The invisible virus is a true work of art: in its inconspicuous yet ubiquitous presence, it forces us to reflect on our own creation. Who are we in it? Or rather: who were we?

Photojournalism aims to make the world visible. ‘Concerned’ photography is a very apt means to show the symptoms of our actions, but it has proven to be very inappropriate to acknowledge ourselves as the cause of it all. We seem to have at least ignored our motivations. Yes, there was always the guilt - we knew we were causing many negative things in this world - but why exactly so, in the ways that we did? This aspect of awareness was never really part of the image.

Here, I would like to introduce an important word in Dutch language: onthouden. This word has a double meaning. As reflexive verb (“zich onthouden van”) it means so much as "to deny or restrain yourself from" (whatever you don’t act on), but onthouden can also mean "to memorise". That is precisely the crux of this very situation we are currently in: now that we are forced to deny ‘normal’ life for a while - through a quarantine enforced by the invisible virus – that very fact will also help us to commemorate ourselves in this era more effectively.

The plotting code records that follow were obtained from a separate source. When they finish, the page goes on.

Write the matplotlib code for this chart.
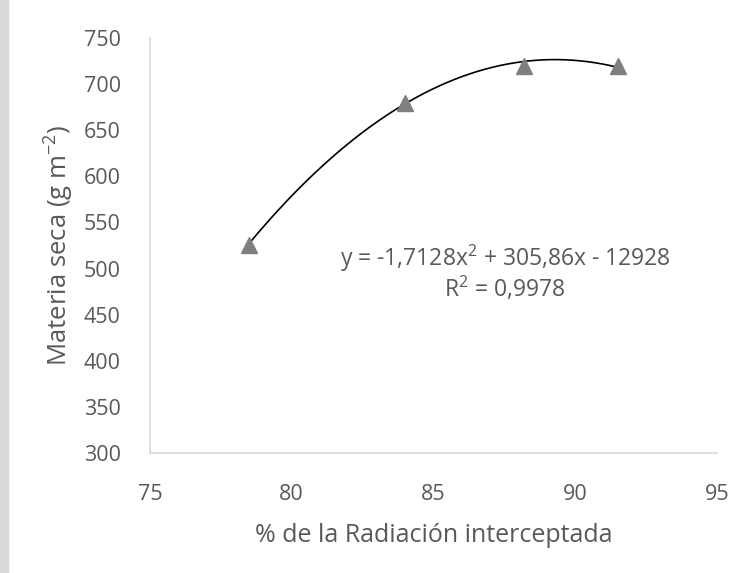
import numpy as np
import matplotlib
matplotlib.use('Agg')
import matplotlib.pyplot as plt
from matplotlib.patches import Rectangle

# datos
rad = [78.5, 84.0, 88.2, 91.5]
ms = [525, 680, 720, 720]
coef = [-1.7128, 305.86, -12928]
eq_text = 'y = -1,7128x$^{2}$ + 305,86x - 12928'
r2_text = 'R$^{2}$ = 0,9978'
xticks = [75, 80, 85, 90, 95]
yticks = [300, 350, 400, 450, 500, 550, 600, 650, 700, 750]

plt.rcParams['font.family'] = ['Open Sans', 'DejaVu Sans']
plt.rcParams['mathtext.fontset'] = 'custom'
plt.rcParams['mathtext.rm'] = 'Open Sans'

txt = '#595959'

fig = plt.figure(figsize=(7.45, 5.73), dpi=100)
fig.patches.append(Rectangle((0, 0), 8 / 745, 1, transform=fig.transFigure,
                             color='#d9d9d9', zorder=0))
ax = fig.add_axes([150 / 745, 120 / 573, 567 / 745, 415 / 573])

xs = np.linspace(rad[0], rad[-1], 200)
ax.plot(xs, np.polyval(coef, xs), color='black', lw=1.2, zorder=2)
ax.plot(rad, ms, linestyle='none', marker='^', ms=11, color='#7f7f7f', zorder=3)

ax.set_xlim(75, 95)
ax.set_ylim(300, 750)
ax.set_xticks(xticks)
ax.set_yticks(yticks)
ax.tick_params(length=0, labelsize=15.5, colors=txt)
ax.tick_params(axis='x', pad=22)
ax.tick_params(axis='y', pad=21)

for s in ['top', 'right']:
    ax.spines[s].set_visible(False)
for s in ['left', 'bottom']:
    ax.spines[s].set_color('#d9d9d9')
    ax.spines[s].set_linewidth(1.2)

ax.set_xlabel('% de la Radiación interceptada', fontsize=18, color=txt, labelpad=13)
ax.set_ylabel('Materia seca (g m$^{-2}$)', fontsize=18.5, color=txt, labelpad=6)

fig.text(505 / 745, 1 - 258 / 573, eq_text, ha='center', va='center', fontsize=16.5, color=txt)
fig.text(505 / 745, 1 - 289 / 573, r2_text, ha='center', va='center', fontsize=16.5, color=txt)

fig.savefig('out.png', dpi=100)
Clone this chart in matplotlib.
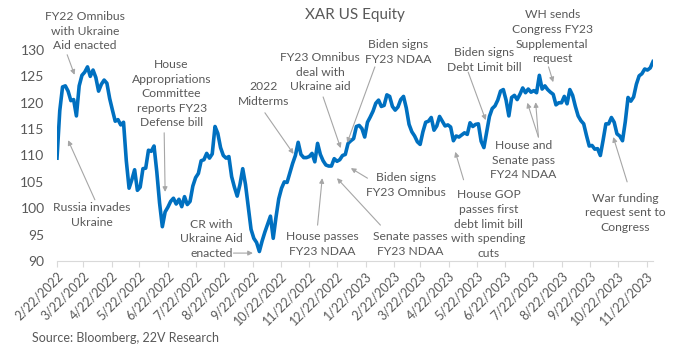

We are going to not-do many things now, all that was scheduled will not take place. It is precisely this years’ edition of our events - the cancelled ones - that will become most vividly recalled. “Remember when festival X or performance Y was canceled due to the corona virus?” The non-experience will be stronger than the many previous photo manifestations in which we used to meet in recent years, in which we were celebrating photography as the significant medium of preserving ‘memory’.

We were trained to occupy the world and meanwhile witnessed our lives in it, from a safe distance. But we were also reserved in our attitude towards such ‘parking’ - in the sense that we somehow felt uncomfortable towards setting everything aside for our own needs. Again, an important double meaning: we must now, in all modesty, note that the current situation compels us to cancel all forms of parking, as the world was already reserved by itself and it has ordered a Covid-19 for starters.

This stupid virus, the most non-intellectual existence imaginable, shows the world as arranged by human beings in all its magnificence at the very moment we are forced to socially distance from it. We behold this environment now, from home, like a picture with an extremely slow shutter speed: we absorb its self-regulated dynamics in the passing. We observe our own existence with wonder and it is this non-activity that we must cherish, as a communal self-portrait.